Task to complete –
Retype, exactly as they stand, the lines from the start of the data to the line that contains "const yDecades = [0.1,1,10,100,1000];", both ends included. Leave the pictures out.

--- Start of Given material ---

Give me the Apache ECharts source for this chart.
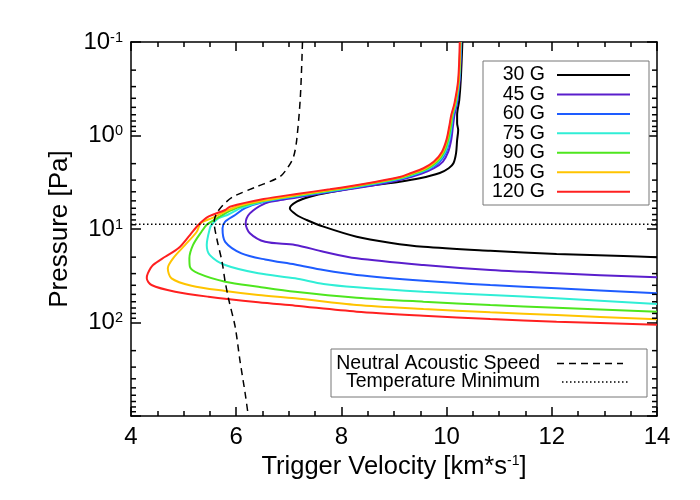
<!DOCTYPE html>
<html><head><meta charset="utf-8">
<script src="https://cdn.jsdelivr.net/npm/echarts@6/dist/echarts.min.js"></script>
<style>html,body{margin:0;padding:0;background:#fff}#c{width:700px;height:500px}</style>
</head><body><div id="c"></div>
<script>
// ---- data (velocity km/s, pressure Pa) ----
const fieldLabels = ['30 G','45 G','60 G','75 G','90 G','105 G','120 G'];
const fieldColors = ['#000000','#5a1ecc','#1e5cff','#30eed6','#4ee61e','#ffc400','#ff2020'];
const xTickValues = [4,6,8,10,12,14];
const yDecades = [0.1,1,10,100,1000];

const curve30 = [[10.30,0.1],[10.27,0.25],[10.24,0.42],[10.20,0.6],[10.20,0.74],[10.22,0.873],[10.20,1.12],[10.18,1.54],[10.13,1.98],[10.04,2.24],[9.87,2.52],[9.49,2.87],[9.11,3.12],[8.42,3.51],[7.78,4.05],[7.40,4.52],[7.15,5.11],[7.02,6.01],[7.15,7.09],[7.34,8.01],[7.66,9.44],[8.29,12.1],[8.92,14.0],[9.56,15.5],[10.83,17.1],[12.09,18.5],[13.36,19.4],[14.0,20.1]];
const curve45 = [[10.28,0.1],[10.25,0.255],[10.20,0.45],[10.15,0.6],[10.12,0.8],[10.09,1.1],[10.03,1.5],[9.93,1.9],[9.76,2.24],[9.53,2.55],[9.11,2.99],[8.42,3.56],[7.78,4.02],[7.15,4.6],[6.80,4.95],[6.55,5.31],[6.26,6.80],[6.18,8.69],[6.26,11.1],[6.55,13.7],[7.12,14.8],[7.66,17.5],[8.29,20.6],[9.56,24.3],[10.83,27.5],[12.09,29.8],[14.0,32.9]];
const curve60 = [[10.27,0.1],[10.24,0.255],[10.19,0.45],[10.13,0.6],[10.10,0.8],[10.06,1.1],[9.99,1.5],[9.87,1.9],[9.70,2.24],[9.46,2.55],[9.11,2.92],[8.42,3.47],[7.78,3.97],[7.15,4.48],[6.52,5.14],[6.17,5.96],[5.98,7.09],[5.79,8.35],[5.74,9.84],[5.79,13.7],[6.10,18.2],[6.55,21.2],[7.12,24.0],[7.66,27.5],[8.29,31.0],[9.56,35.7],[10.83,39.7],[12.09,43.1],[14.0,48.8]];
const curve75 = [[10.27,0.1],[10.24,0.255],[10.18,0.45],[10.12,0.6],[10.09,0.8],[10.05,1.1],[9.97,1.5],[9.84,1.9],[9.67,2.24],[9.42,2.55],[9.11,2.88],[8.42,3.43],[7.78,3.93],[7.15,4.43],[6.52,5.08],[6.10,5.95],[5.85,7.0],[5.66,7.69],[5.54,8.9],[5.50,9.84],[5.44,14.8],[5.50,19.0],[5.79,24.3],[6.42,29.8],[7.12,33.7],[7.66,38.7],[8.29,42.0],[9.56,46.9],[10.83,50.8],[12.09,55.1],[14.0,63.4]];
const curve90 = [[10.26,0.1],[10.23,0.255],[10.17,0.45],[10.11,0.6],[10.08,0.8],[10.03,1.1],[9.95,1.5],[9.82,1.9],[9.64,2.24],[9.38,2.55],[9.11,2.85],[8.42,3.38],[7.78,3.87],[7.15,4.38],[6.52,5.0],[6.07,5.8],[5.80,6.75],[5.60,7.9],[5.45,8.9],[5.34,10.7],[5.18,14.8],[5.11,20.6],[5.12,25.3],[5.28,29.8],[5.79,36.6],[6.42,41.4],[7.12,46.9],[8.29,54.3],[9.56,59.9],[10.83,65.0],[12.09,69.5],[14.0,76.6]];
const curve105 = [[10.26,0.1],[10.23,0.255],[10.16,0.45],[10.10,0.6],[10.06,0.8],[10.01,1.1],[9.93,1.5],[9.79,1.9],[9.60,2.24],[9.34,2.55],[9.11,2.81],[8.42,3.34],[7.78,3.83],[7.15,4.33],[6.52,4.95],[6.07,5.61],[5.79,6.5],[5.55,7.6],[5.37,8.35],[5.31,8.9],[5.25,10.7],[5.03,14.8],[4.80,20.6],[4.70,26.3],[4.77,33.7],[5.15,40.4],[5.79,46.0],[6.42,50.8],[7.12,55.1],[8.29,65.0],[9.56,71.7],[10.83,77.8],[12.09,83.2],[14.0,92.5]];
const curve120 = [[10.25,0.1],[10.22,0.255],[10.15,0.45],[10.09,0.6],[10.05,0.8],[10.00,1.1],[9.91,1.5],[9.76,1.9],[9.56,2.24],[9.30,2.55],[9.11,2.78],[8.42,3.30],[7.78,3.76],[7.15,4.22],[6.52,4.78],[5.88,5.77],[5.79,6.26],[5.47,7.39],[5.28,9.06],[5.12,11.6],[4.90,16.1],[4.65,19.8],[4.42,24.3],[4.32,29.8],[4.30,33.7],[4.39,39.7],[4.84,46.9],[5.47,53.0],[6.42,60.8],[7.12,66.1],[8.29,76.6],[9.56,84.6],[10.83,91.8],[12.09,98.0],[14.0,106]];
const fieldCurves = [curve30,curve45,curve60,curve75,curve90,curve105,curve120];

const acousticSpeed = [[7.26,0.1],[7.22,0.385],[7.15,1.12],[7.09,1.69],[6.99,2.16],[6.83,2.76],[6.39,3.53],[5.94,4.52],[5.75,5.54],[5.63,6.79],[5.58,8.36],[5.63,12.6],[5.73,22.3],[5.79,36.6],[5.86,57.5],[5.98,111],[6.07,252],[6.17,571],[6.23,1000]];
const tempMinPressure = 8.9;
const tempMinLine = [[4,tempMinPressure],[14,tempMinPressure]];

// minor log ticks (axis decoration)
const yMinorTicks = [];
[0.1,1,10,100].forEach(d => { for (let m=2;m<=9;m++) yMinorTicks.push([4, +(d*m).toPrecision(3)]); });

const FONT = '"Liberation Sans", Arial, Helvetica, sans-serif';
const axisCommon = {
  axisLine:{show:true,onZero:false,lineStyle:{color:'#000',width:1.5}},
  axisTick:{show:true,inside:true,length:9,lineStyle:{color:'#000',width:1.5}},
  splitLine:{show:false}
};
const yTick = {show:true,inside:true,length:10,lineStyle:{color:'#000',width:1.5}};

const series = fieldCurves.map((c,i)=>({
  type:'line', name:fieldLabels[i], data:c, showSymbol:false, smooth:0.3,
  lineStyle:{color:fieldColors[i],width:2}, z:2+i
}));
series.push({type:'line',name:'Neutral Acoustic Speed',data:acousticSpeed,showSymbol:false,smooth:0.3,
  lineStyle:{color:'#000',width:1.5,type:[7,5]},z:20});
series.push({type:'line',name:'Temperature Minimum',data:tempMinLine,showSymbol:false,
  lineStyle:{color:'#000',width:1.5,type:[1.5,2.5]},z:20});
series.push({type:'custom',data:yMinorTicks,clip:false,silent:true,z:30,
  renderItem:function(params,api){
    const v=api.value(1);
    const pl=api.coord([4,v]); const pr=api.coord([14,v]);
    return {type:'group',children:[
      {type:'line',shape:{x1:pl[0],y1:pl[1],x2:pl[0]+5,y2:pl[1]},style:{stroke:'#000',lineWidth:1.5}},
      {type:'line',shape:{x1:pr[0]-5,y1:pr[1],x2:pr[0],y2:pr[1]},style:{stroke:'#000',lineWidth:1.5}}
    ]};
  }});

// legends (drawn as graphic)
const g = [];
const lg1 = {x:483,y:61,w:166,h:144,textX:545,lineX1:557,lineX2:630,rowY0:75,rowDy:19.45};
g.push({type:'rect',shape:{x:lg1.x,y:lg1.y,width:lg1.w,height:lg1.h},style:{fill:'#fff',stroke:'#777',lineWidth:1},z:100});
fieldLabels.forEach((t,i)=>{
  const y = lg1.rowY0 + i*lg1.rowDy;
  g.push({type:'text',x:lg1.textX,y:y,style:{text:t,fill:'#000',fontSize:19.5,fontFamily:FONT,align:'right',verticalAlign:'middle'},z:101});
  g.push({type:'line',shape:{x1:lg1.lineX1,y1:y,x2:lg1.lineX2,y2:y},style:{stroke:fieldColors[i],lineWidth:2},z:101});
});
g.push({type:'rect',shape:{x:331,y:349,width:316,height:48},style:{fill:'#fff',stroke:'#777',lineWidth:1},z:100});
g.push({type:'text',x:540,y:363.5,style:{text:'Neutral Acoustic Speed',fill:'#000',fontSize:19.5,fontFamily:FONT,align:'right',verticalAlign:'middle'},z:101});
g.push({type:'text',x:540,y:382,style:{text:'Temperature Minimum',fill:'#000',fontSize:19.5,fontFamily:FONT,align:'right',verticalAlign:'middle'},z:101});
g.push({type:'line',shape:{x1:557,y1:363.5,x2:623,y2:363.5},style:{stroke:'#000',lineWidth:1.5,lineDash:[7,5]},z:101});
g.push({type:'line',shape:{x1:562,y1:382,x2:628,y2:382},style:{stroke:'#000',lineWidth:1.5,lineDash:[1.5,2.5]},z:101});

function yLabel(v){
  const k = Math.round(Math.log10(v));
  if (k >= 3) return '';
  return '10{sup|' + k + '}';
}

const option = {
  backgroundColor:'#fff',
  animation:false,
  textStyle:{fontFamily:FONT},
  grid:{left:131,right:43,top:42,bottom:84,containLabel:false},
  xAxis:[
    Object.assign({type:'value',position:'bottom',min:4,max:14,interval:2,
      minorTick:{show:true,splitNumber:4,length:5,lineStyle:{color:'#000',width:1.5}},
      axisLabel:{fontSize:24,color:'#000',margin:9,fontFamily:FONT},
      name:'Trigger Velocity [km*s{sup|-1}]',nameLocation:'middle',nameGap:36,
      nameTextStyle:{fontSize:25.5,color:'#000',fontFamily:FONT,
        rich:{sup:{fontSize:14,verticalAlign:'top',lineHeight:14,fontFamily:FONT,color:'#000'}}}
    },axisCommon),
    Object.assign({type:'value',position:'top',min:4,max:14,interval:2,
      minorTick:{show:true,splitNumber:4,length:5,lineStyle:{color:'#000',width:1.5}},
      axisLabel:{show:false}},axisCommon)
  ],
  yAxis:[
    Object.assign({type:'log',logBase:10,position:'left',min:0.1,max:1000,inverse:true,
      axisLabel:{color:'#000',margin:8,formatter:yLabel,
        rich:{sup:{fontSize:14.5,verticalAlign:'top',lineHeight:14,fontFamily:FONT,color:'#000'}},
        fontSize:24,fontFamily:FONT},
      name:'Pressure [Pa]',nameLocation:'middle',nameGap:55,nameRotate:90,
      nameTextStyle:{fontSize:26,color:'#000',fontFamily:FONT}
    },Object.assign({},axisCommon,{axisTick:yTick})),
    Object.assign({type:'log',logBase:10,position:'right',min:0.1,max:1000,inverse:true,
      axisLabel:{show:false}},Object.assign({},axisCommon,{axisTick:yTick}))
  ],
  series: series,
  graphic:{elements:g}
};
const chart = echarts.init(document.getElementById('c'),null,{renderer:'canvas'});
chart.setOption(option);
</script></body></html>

--- End of Given material ---

Result for this task –
Give me the Apache ECharts source for this chart.
<!DOCTYPE html>
<html><head><meta charset="utf-8">
<script src="https://cdn.jsdelivr.net/npm/echarts@6/dist/echarts.min.js"></script>
<style>html,body{margin:0;padding:0;background:#fff}#c{width:700px;height:500px}</style>
</head><body><div id="c"></div>
<script>
// ---- data (velocity km/s, pressure Pa) ----
const fieldLabels = ['30 G','45 G','60 G','75 G','90 G','105 G','120 G'];
const fieldColors = ['#000000','#5a1ecc','#1e5cff','#30eed6','#4ee61e','#ffc400','#ff2020'];
const xTickValues = [4,6,8,10,12,14];
const yDecades = [0.1,1,10,100,1000];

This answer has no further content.